8,000 new bikes hit the streets every day

Vietnam’s Communist party is stepping up an undeclared war on the motorcycle – with Ho Chi Minh City the latest conurbation to plan radical curbs on its swarming scooter traffic.

The authorities in Hanoi were first to take the offensive against the country’s favourite means of transportation, announcing plans in June to ban motorbikes altogether within 13 years.

The plan immediately sparked a backlash, with many seeing it as a direct attack on the habits and livelihood of millions of citizens.

The vast flocks of small calibre scooters that surge through city streets and back alleys are one of the most unforgettable sights of modern Vietnam.

Apart from its practical uses, the bike is also a much loved symbol of personal freedom in an authoritarian country where a sprawling security apparatus tries to keep tabs on all citizens.

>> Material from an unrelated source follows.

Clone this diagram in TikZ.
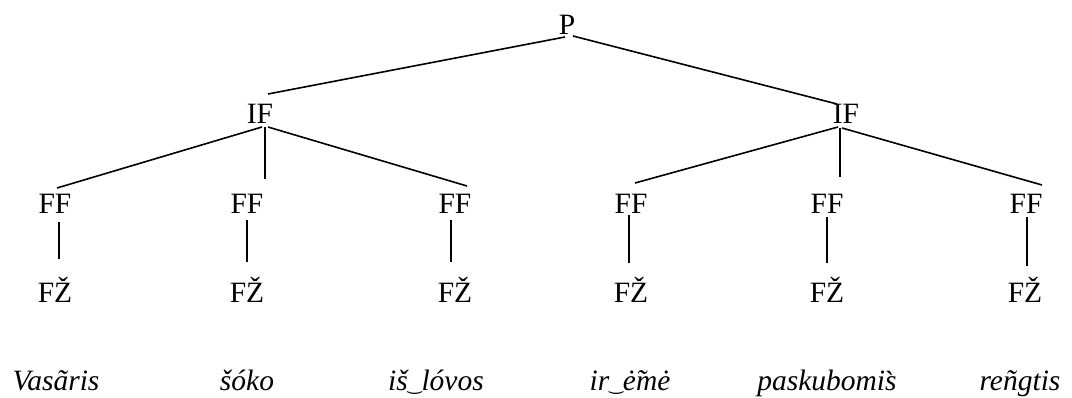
\documentclass[tikz,border=0pt]{standalone}
\usepackage{fontspec}
\setmainfont{Liberation Serif}
\newfontfamily\tiefont{DejaVu Sans}
\newcommand{\utie}{{\tiefont\upshape\fontsize{17}{19}\selectfont\raisebox{1pt}{‿}}}
\usetikzlibrary{calc}
\tikzset{
  lab/.style={anchor=base, inner sep=0pt, font=\fontsize{29.5}{34}\selectfont},
  word/.style={anchor=base, inner sep=0pt, font=\fontsize{29.5}{34}\selectfont\itshape},
  edge/.style={line width=1.6pt}
}
\begin{document}
\begin{tikzpicture}[x=1pt,y=-1pt]
\useasboundingbox (0,0) rectangle (1072,398);
\node[lab] (P) at (567,35) {P};
\node[lab] (ifl) at (260,124) {IF};
\node[lab] (ifr) at (846,124) {IF};
\node[lab] (ff1) at (55,214) {FF};
\node[lab] (ff2) at (247,214) {FF};
\node[lab] (ff3) at (455,214) {FF};
\node[lab] (ff4) at (631,214) {FF};
\node[lab] (ff5) at (827,214) {FF};
\node[lab] (ff6) at (1026,214) {FF};
\node[lab] (fz1) at (55,303) {FŽ};
\node[lab] (fz2) at (247,303) {FŽ};
\node[lab] (fz3) at (455,303) {FŽ};
\node[lab] (fz4) at (631,303) {FŽ};
\node[lab] (fz5) at (827,303) {FŽ};
\node[lab] (fz6) at (1025,303) {FŽ};
\node[word] (w1) at (56,391) {Vasãris};
\node[word] (w2) at (247,391) {šóko};
\node[word] (w3) at (436,391) {iš\utie lóvos};
\node[word] (w4) at (630,391) {ir\utie ė̃mė};
\node[word] (w5) at (827,391) {paskubomis̀};
\node[word] (w6) at (1020,391) {reñgtis};
% P level
\draw[edge] ($(P.base)+(-2,2)$) -- ($(ifl.base)+(8,-30)$);
\draw[edge] ($(P.base)+(6,1)$) -- ($(ifr.base)+(-9,-20)$);
% left IF
\draw[edge] ($(ifl.base)+(2,3)$) -- ($(ff1.base)+(2,-26)$);
\draw[edge] ($(ifl.base)+(5,3)$) -- ($(ff2.base)+(18,-35)$);
\draw[edge] ($(ifl.base)+(8,3)$) -- ($(ff3.base)+(12,-28)$);
% right IF
\draw[edge] ($(ifr.base)+(-8,3)$) -- ($(ff4.base)+(4,-31)$);
\draw[edge] ($(ifr.base)+(-6,4)$) -- ($(ff5.base)+(13,-37)$);
\draw[edge] ($(ifr.base)+(-4,4)$) -- ($(ff6.base)+(16,-29)$);
% FF to FZ
\draw[edge] ($(ff1.base)+(4,8)$) -- ($(fz1.base)+(4,-44)$);
\draw[edge] ($(ff2.base)+(0,6)$) -- ($(fz2.base)+(0,-41)$);
\draw[edge] ($(ff3.base)+(-4,6)$) -- ($(fz3.base)+(-4,-41)$);
\draw[edge] ($(ff4.base)+(-2,1)$) -- ($(fz4.base)+(-2,-40)$);
\draw[edge] ($(ff5.base)+(0,3)$) -- ($(fz5.base)+(0,-40)$);
\draw[edge] ($(ff6.base)+(1,3)$) -- ($(fz6.base)+(2,-37)$);
\end{tikzpicture}
\end{document}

The Communist party’s plans to restrict its use can only lead to further resentment of a leadership already seen by many as out of touch and remote from the concerns of ordinary people.

Memories of a more genteel age

Ho Chi Minh City has opted for a more gradual approach than the capital, saying that a full ban will only be considered once public transport is capable of meeting the extra demand.

The southern city is proposing a series of steps to discourage the use of private transport, beginning with restrictions on parking, increases in parking fees and tolls for vehicles entering the city centre.

Vietnam’s commercial capital has plans for a metro system and enhanced bus network after 2020. Danang has announced similar proposals to phase out scooters.

Hanoi, which currently boasts five million motorbikes, is planning a total ban by 2030.

The city council says the aim is to clear clogged streets and ease soaring levels of pollution.

It is also working to improve public transport , which is currently used by only about 12 % of the population.

But many see the bike ban as profoundly undemocratic and elitist, clearing the streets of poorer citizens on their humble Hondas, while leaving the wealthy and well-connected to rule the highways with their German saloons and SUVs.

The authorities argue that the current system is unsustainable, with 8,000 new motorbikes sold every day in Vietnam, against 750 new cars.

Whatever the value of the arguments, some sceptics believe the bans will never happen.

The motorbike has become an entrenched symbol of modern Vietnamese life and culture, the sharp suited spiv on scooter an updated version of the girl in pristine Ao Dai on a bicycle.

The Communist party has already learnt the limits of its power with its struggles to limit free expression on the internet. It can expect a similar lesson by taking on the modern city dweller and his beloved scooter.